Market Place is a public square in the English market town of Poulton-le-Fylde, Lancashire. Dating to the Middle Ages, it has historically been a site of weekly markets, today taking place on Mondays (except Bank Holiday Monday). It is now mostly used as a shopping precinct, along with the adjacent indoor Teanlowe Centre.

It is bounded by the pedestrianised Church Street to the north and Blackpool Old Road (formerly Bull Street) to the south. A Grade II* listed church, St Chad's, stands beyond the square's northeastern corner, while in the square's centre is the town's war memorial. At its southern end is (in line, from north to south) the whipping post, fish stones, market cross and stocks (each Grade II listed).

Other notable buildings and structures in Market Place include (clockwise from the north) 2 Market Place (the former custom house), a K6 telephone box, 25–31 Market Place (featuring the arms of Alexander Rigby, who built the precursor to today's terrace in 1693) and Old Town Hall. All except Old Town Hall are Grade II listed.

The first municipal building in the town was a building known as the Moot Hall, which stood at the southern end of the square, just in front of the market cross, in late medieval times.

On 5 March 1732, a fire broke out in the square, resulting in the destruction of all of the properties on its western side. Most buildings at this time had thatched roofs, as described by Henry Fishwick in his 1885 book Remains, Historical and Literary, Connected with the Palatine Counties of Lancaster and Chester, Volume 8.

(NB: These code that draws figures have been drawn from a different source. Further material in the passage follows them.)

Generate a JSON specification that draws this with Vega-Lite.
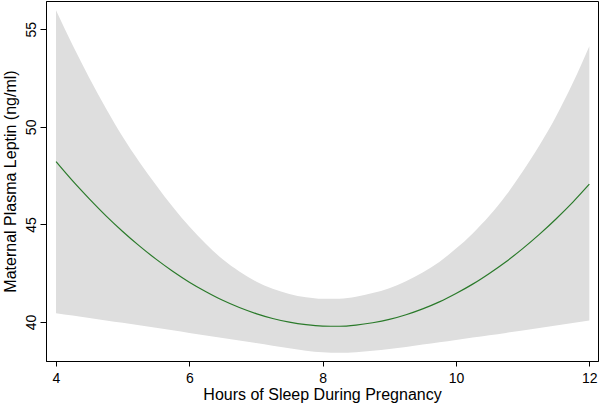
{
  "$schema": "https://vega.github.io/schema/vega-lite/v6.json",
  "width": 552,
  "height": 360,
  "autosize": {"type": "none"},
  "padding": {"left": 46, "top": 1, "right": 2, "bottom": 44},
  "background": "white",
  "config": {
    "view": {"stroke": "black", "strokeWidth": 1},
    "axis": {
      "grid": false,
      "domainColor": "black",
      "tickColor": "black",
      "labelColor": "black",
      "titleColor": "black",
      "labelFont": "Liberation Sans",
      "titleFont": "Liberation Sans",
      "titleFontWeight": "normal",
      "labelFontSize": 14,
      "titleFontSize": 16,
      "tickSize": 5
    }
  },
  "data": {
    "values": [
      {"hours": 4.0, "fit": 48.22, "lo": 40.45, "hi": 55.97},
      {"hours": 4.25, "fit": 47.23, "lo": 40.33, "hi": 54.18},
      {"hours": 4.5, "fit": 46.31, "lo": 40.2, "hi": 52.51},
      {"hours": 4.75, "fit": 45.44, "lo": 40.08, "hi": 50.94},
      {"hours": 5.0, "fit": 44.64, "lo": 39.96, "hi": 49.49},
      {"hours": 5.25, "fit": 43.9, "lo": 39.83, "hi": 48.2},
      {"hours": 5.5, "fit": 43.22, "lo": 39.7, "hi": 47.02},
      {"hours": 5.75, "fit": 42.6, "lo": 39.57, "hi": 45.9},
      {"hours": 6.0, "fit": 42.04, "lo": 39.44, "hi": 44.89},
      {"hours": 6.25, "fit": 41.55, "lo": 39.31, "hi": 44.0},
      {"hours": 6.5, "fit": 41.11, "lo": 39.18, "hi": 43.21},
      {"hours": 6.75, "fit": 40.74, "lo": 39.05, "hi": 42.59},
      {"hours": 7.0, "fit": 40.43, "lo": 38.92, "hi": 42.08},
      {"hours": 7.25, "fit": 40.18, "lo": 38.78, "hi": 41.7},
      {"hours": 7.5, "fit": 39.99, "lo": 38.65, "hi": 41.44},
      {"hours": 7.75, "fit": 39.86, "lo": 38.53, "hi": 41.27},
      {"hours": 8.0, "fit": 39.79, "lo": 38.45, "hi": 41.19},
      {"hours": 8.25, "fit": 39.78, "lo": 38.42, "hi": 41.19},
      {"hours": 8.5, "fit": 39.84, "lo": 38.45, "hi": 41.29},
      {"hours": 8.75, "fit": 39.96, "lo": 38.53, "hi": 41.48},
      {"hours": 9.0, "fit": 40.13, "lo": 38.62, "hi": 41.73},
      {"hours": 9.25, "fit": 40.37, "lo": 38.72, "hi": 42.09},
      {"hours": 9.5, "fit": 40.67, "lo": 38.84, "hi": 42.54},
      {"hours": 9.75, "fit": 41.03, "lo": 38.96, "hi": 43.08},
      {"hours": 10.0, "fit": 41.46, "lo": 39.08, "hi": 43.76},
      {"hours": 10.25, "fit": 41.94, "lo": 39.2, "hi": 44.54},
      {"hours": 10.5, "fit": 42.49, "lo": 39.32, "hi": 45.44},
      {"hours": 10.75, "fit": 43.09, "lo": 39.44, "hi": 46.49},
      {"hours": 11.0, "fit": 43.76, "lo": 39.56, "hi": 47.71},
      {"hours": 11.25, "fit": 44.49, "lo": 39.69, "hi": 49.04},
      {"hours": 11.5, "fit": 45.28, "lo": 39.82, "hi": 50.53},
      {"hours": 11.75, "fit": 46.13, "lo": 39.95, "hi": 52.23},
      {"hours": 12.0, "fit": 47.06, "lo": 40.08, "hi": 54.13}
    ]
  },
  "layer": [
    {
      "mark": {"type": "area", "color": "#dedede", "opacity": 1, "interpolate": "monotone"},
      "encoding": {
        "x": {
          "field": "hours", "type": "quantitative",
          "scale": {"domain": [3.85, 12.13], "nice": false, "zero": false},
          "axis": {"values": [4, 6, 8, 10, 12], "format": "d", "title": "Hours of Sleep During Pregnancy", "labelPadding": 5, "titlePadding": 1}
        },
        "y": {
          "field": "lo", "type": "quantitative",
          "scale": {"domain": [38, 56.45], "nice": false, "zero": false},
          "axis": {"values": [40, 45, 50, 55], "format": "d", "title": "Maternal Plasma Leptin (ng/ml)", "labelAngle": -90, "labelAlign": "center", "labelBaseline": "bottom", "labelPadding": 2, "tickSize": 6, "titlePadding": 6}
        },
        "y2": {"field": "hi"}
      }
    },
    {
      "mark": {"type": "line", "color": "#2a7a2a", "strokeWidth": 1.2, "interpolate": "monotone"},
      "encoding": {
        "x": {"field": "hours", "type": "quantitative"},
        "y": {"field": "fit", "type": "quantitative"}
      }
    }
  ]
}
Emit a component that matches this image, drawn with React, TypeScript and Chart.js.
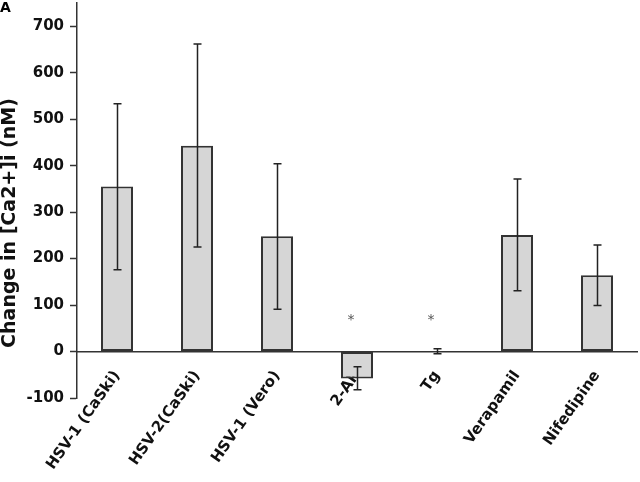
import React, { useEffect, useRef } from "react";
import { Chart, registerables } from "chart.js";

Chart.register(...registerables);

const categories = [
  "HSV-1 (CaSki)",
  "HSV-2(CaSki)",
  "HSV-1 (Vero)",
  "2-AP",
  "Tg",
  "Verapamil",
  "Nifedipine",
];
const values = [355, 443, 248, -58, 1, 251, 164];
const errLow = [176, 225, 91, -82, -5, 131, 99];
const errHigh = [533, 662, 404, -33, 6, 371, 229];
const asteriskValues = [null, null, null, 66, 66, null, null];
const yTitle = "Change in [Ca2+]i (nM)";
const yTicksMin = -100;
const yTicksMax = 750;
const yStep = 100;

const FONT = "'DejaVu Sans', Verdana, sans-serif";

const overlayPlugin = {
  id: "overlay",
  afterDatasetsDraw(chart: any) {
    const ctx = chart.ctx;
    const xs = chart.scales.x;
    const ys = chart.scales.y;
    ctx.save();
    ctx.strokeStyle = "#222";
    ctx.lineWidth = 1.5;
    for (let i = 0; i < categories.length; i++) {
      const x = Math.round(xs.getPixelForValue(i)) + 0.5;
      const y1 = ys.getPixelForValue(errLow[i]);
      const y2 = ys.getPixelForValue(errHigh[i]);
      ctx.beginPath();
      ctx.moveTo(x, y1);
      ctx.lineTo(x, y2);
      ctx.moveTo(x - 4, y1);
      ctx.lineTo(x + 4, y1);
      ctx.moveTo(x - 4, y2);
      ctx.lineTo(x + 4, y2);
      ctx.stroke();
    }
    ctx.fillStyle = "#555";
    ctx.font = `14px ${FONT}`;
    ctx.textAlign = "center";
    ctx.textBaseline = "middle";
    asteriskValues.forEach((v, i) => {
      if (v === null) return;
      ctx.fillText("*", xs.getPixelForValue(i) - 6, ys.getPixelForValue(v));
    });
    // y-axis title
    ctx.fillStyle = "#111";
    ctx.font = `bold 19px ${FONT}`;
    ctx.textAlign = "center";
    ctx.textBaseline = "middle";
    ctx.translate(10, 223);
    ctx.rotate(-Math.PI / 2);
    ctx.fillText(yTitle, 0, 0);
    ctx.setTransform(1, 0, 0, 1, 0, 0);
    ctx.fillStyle = "#000";
    ctx.font = `bold 14px ${FONT}`;
    ctx.textAlign = "left";
    ctx.textBaseline = "top";
    ctx.fillText("A", 0, 1);
    ctx.restore();
  },
};

export default function App() {
  const ref = useRef<HTMLCanvasElement>(null);
  useEffect(() => {
    if (!ref.current) return;
    const chart = new Chart(ref.current, {
      type: "bar",
      data: {
        labels: categories,
        datasets: [
          {
            data: values,
            backgroundColor: "#d6d6d6",
            borderColor: "#333",
            borderWidth: 2,
            borderSkipped: false,
            barPercentage: 0.4,
            categoryPercentage: 1,
          },
        ],
      },
      options: {
        responsive: false,
        animation: false,
        layout: { padding: { left: 0, right: 3, top: 3, bottom: 84 } },
        plugins: { legend: { display: false }, tooltip: { enabled: false } },
        scales: {
          x: {
            position: { y: 0 } as any,
            grid: { display: false, drawTicks: false },
            border: { display: true, color: "#333", width: 1.5 },
            ticks: {
              autoSkip: false,
              minRotation: 55,
              maxRotation: 55,
              padding: 16,
              color: "#111",
              font: { family: FONT, size: 15, weight: "bold" },
            },
          },
          y: {
            min: yTicksMin,
            max: yTicksMax,
            afterBuildTicks: (scale: any) => {
              scale.ticks = scale.ticks.filter((t: any) => t.value <= 700);
            },
            afterFit: (scale: any) => {
              scale.width = 77;
              scale.paddingTop = 0;
              scale.paddingBottom = 0;
            },
            ticks: {
              stepSize: yStep,
              padding: 6,
              color: "#111",
              font: { family: FONT, size: 15, weight: "bold" },
            },
            grid: {
              drawOnChartArea: false,
              tickColor: "#333",
              tickLength: 7,
              tickWidth: 1.5,
            },
            border: { display: true, color: "#333", width: 1.5 },
            title: { display: false },
          },
        },
      },
      plugins: [overlayPlugin],
    });
    return () => chart.destroy();
  }, []);
  return (
    <div style={{ position: "absolute", left: 0, top: 0, width: 640, height: 482, background: "#fff" }}>
      <canvas ref={ref} width={640} height={482} />
    </div>
  );
}
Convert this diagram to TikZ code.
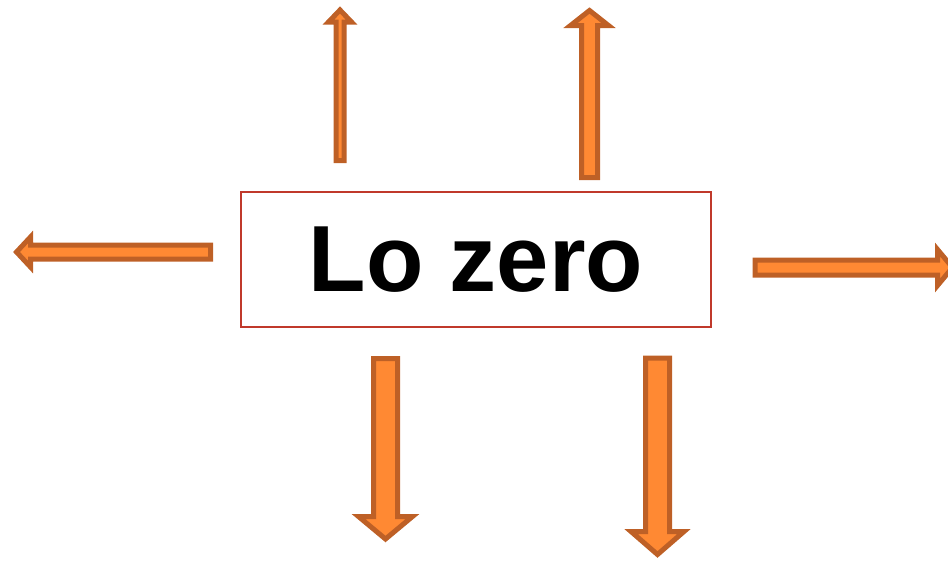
\documentclass[tikz,border=0pt]{standalone}
\usepackage{fontspec}
\setmainfont{Liberation Sans}
\definecolor{arrowfill}{RGB}{255,137,51}
\definecolor{arrowline}{RGB}{190,96,38}
\definecolor{boxline}{RGB}{192,57,43}
\tikzset{
  barrow/.style={fill=arrowfill, draw=arrowline, line width=5, line join=miter},
  lobox/.style={draw=boxline, line width=1.5, fill=white, minimum width=470, minimum height=135,
    inner sep=0, font=\fontsize{94}{100}\selectfont\bfseries},
  % block arrow along +x from the origin: length, shaft width, head width, head length
  pics/blockarrow/.style n args={4}{code={
    \draw[barrow] (0,-#2/2) -- ({#1-#4},-#2/2) -- ({#1-#4},-#3/2) -- (#1,0)
      -- ({#1-#4},#3/2) -- ({#1-#4},#2/2) -- (0,#2/2) -- cycle;
  }}
}
\begin{document}
\begin{tikzpicture}[x=1pt,y=-1pt]
  \useasboundingbox (0,0) rectangle (948,560);
  \node[lobox] (lz) at (476,259.5) {\raisebox{-2pt}{Lo zero}};
  % arrows pointing up
  \pic[rotate=90]  at (340,160.5)   {blockarrow={150.5}{8}{23}{12}};
  \pic[rotate=90]  at (589.5,177.5) {blockarrow={167}{16}{38}{15}};
  % arrows pointing left and right
  \pic[rotate=180] at (210.5,252)   {blockarrow={194}{14}{30}{14}};
  \pic             at (755,267.5)   {blockarrow={197.5}{15}{36}{15}};
  % arrows pointing down
  \pic[rotate=-90] at (385.5,358.5) {blockarrow={180.5}{24}{54}{22.5}};
  \pic[rotate=-90] at (657.5,358)   {blockarrow={196.5}{24}{53}{23}};
\end{tikzpicture}
\end{document}
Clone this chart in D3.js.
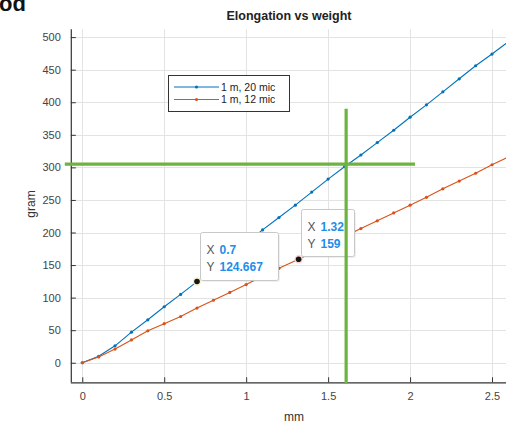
<!DOCTYPE html>
<html>
<head>
<meta charset="utf-8">
<script src="https://cdn.jsdelivr.net/npm/d3@7"></script>
<style>
  html, body { margin: 0; padding: 0; background: #fff; }
  svg { display: block; font-family: "Liberation Sans", Arial, sans-serif; }
</style>
</head>
<body>
<svg id="chart" width="506" height="426"></svg>
<script>
// Elongation (mm) against load (gram) for two wire samples
const xBlue = [0, 0.1, 0.2, 0.3, 0.4, 0.5, 0.6, 0.7, 0.8, 0.9, 1.0, 1.1, 1.2, 1.3,
               1.4, 1.5, 1.6, 1.7, 1.8, 1.9, 2.0, 2.1, 2.2, 2.3, 2.4, 2.5, 2.6];
const yBlue = [0, 10, 26, 47, 66, 86, 105, 124.667, 144, 164, 184, 204, 223, 242,
               262, 282, 301, 319, 338, 357, 377, 396, 416, 436, 456, 474, 493];
const xRed  = [0, 0.1, 0.2, 0.3, 0.4, 0.5, 0.6, 0.7, 0.8, 0.9, 1.0, 1.1, 1.2, 1.32,
               1.4, 1.5, 1.6, 1.7, 1.8, 1.9, 2.0, 2.1, 2.2, 2.3, 2.4, 2.5, 2.6];
const yRed  = [0, 9, 21, 35, 49, 60, 71, 84, 96, 108, 120, 133, 145, 159,
               169, 181, 194, 206, 218, 230, 242, 254, 267, 279, 291, 304, 316];

const seriesNames = ["1 m, 20 mic", "1 m, 12 mic"];
const seriesColors = ["#0072BD", "#D95319"];

const xTicks = [0, 0.5, 1, 1.5, 2, 2.5];
const yTicks = [0, 50, 100, 150, 200, 250, 300, 350, 400, 450, 500];

// data tips: [x, y, series index]
const tipX = [0.7, 1.32];
const tipY = [124.667, 159];
const tipSeries = [0, 1];

// reference cross-hair marking the operating point
const markX = 1.61;
const markY = 305;

const svg = d3.select("#chart");

const x = d3.scaleLinear().domain([-0.07, 2.6]).range([70.8, 508.4]);
const y = d3.scaleLinear().domain([-30, 512]).range([382.3, 29.3]);

const plotL = x.range()[0], plotR = x.range()[1];
const plotT = y.range()[1], plotB = y.range()[0];

// leftover heading fragment at the top edge
svg.append("text").attr("x", -1).attr("y", 11)
  .attr("font-size", 22).attr("font-weight", "bold").attr("fill", "#111")
  .text("od");

// title
svg.append("text").attr("x", 289).attr("y", 20)
  .attr("text-anchor", "middle").attr("font-size", 12.5).attr("font-weight", "bold")
  .attr("fill", "#222").text("Elongation vs weight");

// grid
const grid = svg.append("g").attr("stroke", "#e3e3e3").attr("stroke-width", 1);
grid.selectAll("line.gx").data(xTicks).join("line")
  .attr("x1", d => Math.round(x(d)) + 0.5).attr("x2", d => Math.round(x(d)) + 0.5)
  .attr("y1", plotT).attr("y2", plotB);
grid.selectAll("line.gy").data(yTicks).join("line")
  .attr("y1", d => Math.round(y(d)) + 0.5).attr("y2", d => Math.round(y(d)) + 0.5)
  .attr("x1", plotL).attr("x2", plotR);

// axes (ticks pointing inward)
const xAxis = d3.axisBottom(x).tickValues(xTicks).tickSize(-5).tickPadding(10)
  .tickFormat(d => d3.format("")(d));
const yAxis = d3.axisLeft(y).tickValues(yTicks).tickSize(-5).tickPadding(10);

const gx = svg.append("g").attr("transform", `translate(0,${plotB})`).call(xAxis);
const gy = svg.append("g").attr("transform", `translate(${plotL},0)`).call(yAxis);
[gx, gy].forEach(g => {
  g.select(".domain").attr("stroke", "#333").attr("stroke-width", 1.2);
  g.selectAll(".tick line").attr("stroke", "#333");
  g.selectAll(".tick text").attr("fill", "#444").attr("font-size", 11)
    .attr("font-family", "Liberation Sans, Arial, sans-serif");
});
gy.select(".domain").attr("d", `M0.5,${plotT}V${plotB}`);
gx.select(".domain").attr("d", `M${plotL},0.5H${plotR}`);

// axis labels
svg.append("text").attr("x", 294).attr("y", 421).attr("text-anchor", "middle")
  .attr("font-size", 12).attr("fill", "#333").text("mm");
svg.append("text").attr("transform", "translate(35,204) rotate(-90)")
  .attr("text-anchor", "middle").attr("font-size", 12).attr("fill", "#333").text("gram");

// series
const xs = [xBlue, xRed], ys = [yBlue, yRed];
const line = d3.line().x(d => x(d[0])).y(d => y(d[1]));
const plot = svg.append("g");
xs.forEach((xv, i) => {
  const pts = xv.map((v, k) => [v, ys[i][k]]);
  plot.append("path").datum(pts).attr("d", line)
    .attr("fill", "none").attr("stroke", seriesColors[i]).attr("stroke-width", 1.1);
  plot.selectAll(null).data(pts).join("circle")
    .attr("cx", d => x(d[0])).attr("cy", d => y(d[1])).attr("r", 1.6)
    .attr("fill", seriesColors[i]);
});

// legend
const leg = svg.append("g");
leg.append("rect").attr("x", 168.5).attr("y", 75.5).attr("width", 121).attr("height", 36)
  .attr("fill", "#fff").attr("stroke", "#333").attr("stroke-width", 1);
seriesNames.forEach((name, i) => {
  const ly = 87 + i * 12.5;
  leg.append("line").attr("x1", 174).attr("x2", 219).attr("y1", ly).attr("y2", ly)
    .attr("stroke", seriesColors[i]).attr("stroke-width", 1.1);
  leg.append("circle").attr("cx", 196.5).attr("cy", ly).attr("r", 1.6).attr("fill", seriesColors[i]);
  leg.append("text").attr("x", 221).attr("y", ly + 3.5).attr("font-size", 10.5)
    .attr("fill", "#222").text(name);
});

// data tips
const tipBoxes = [
  { dx: 3, dy: -50, w: 78, h: 48 },
  { dx: 2, dy: -50, w: 53, h: 47 }
];
const haloColors = ["#f5f0c8", "#f6d6d6"];
tipX.forEach((tx, i) => {
  const px = x(tx), py = y(tipY[i]);
  const b = tipBoxes[i];
  const g = svg.append("g");
  const bx = Math.round(px + b.dx) + 0.5, by = Math.round(py + b.dy) + 0.5;
  g.append("rect").attr("x", bx + 1.5).attr("y", by + 1.5).attr("width", b.w).attr("height", b.h)
    .attr("fill", "#000").attr("opacity", 0.06).attr("rx", 2);
  g.append("rect").attr("x", bx).attr("y", by).attr("width", b.w).attr("height", b.h)
    .attr("fill", "#fff").attr("stroke", "#c8c8c8").attr("rx", 2);
  const rows = [["X", String(tx)], ["Y", String(tipY[i])]];
  rows.forEach((r, k) => {
    const t = g.append("text").attr("x", bx + 6).attr("y", by + 21 + k * 17)
      .attr("font-size", 12);
    t.append("tspan").attr("fill", "#555").text(r[0]);
    t.append("tspan").attr("dx", 5).attr("fill", "#1e8ee8").attr("font-weight", "bold").text(r[1]);
  });
  g.append("circle").attr("cx", px).attr("cy", py).attr("r", 4.2).attr("fill", haloColors[i]);
  g.append("circle").attr("cx", px).attr("cy", py).attr("r", 2.8).attr("fill", "#151515");
});

// cross-hair
const green = "#6db33f";
svg.append("line").attr("x1", x(markX)).attr("x2", x(markX))
  .attr("y1", y(390)).attr("y2", plotB + 1)
  .attr("stroke", green).attr("stroke-width", 3.2);
svg.append("line").attr("x1", plotL - 6).attr("x2", x(2.03))
  .attr("y1", y(markY)).attr("y2", y(markY))
  .attr("stroke", green).attr("stroke-width", 3.2);
</script>
</body>
</html>
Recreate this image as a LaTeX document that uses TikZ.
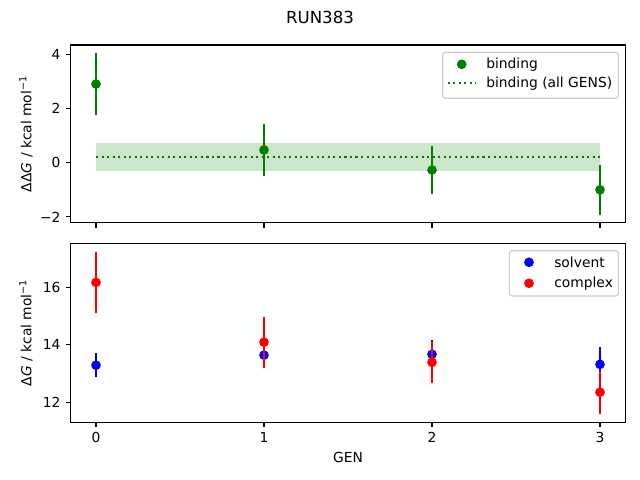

The first purpose-built police station in the town was erected on the eastern side of Market Place in 1895, using the shell of the former home of the Walmsley family. The building was demolished in 1898, and replaced two years later by a Masonic Hall. Poulton Freemasons originally met at the Bull Hotel in Market Place.

A second incarnation of the police station was built at 12–16 Market Place, with a second floor added in 1960.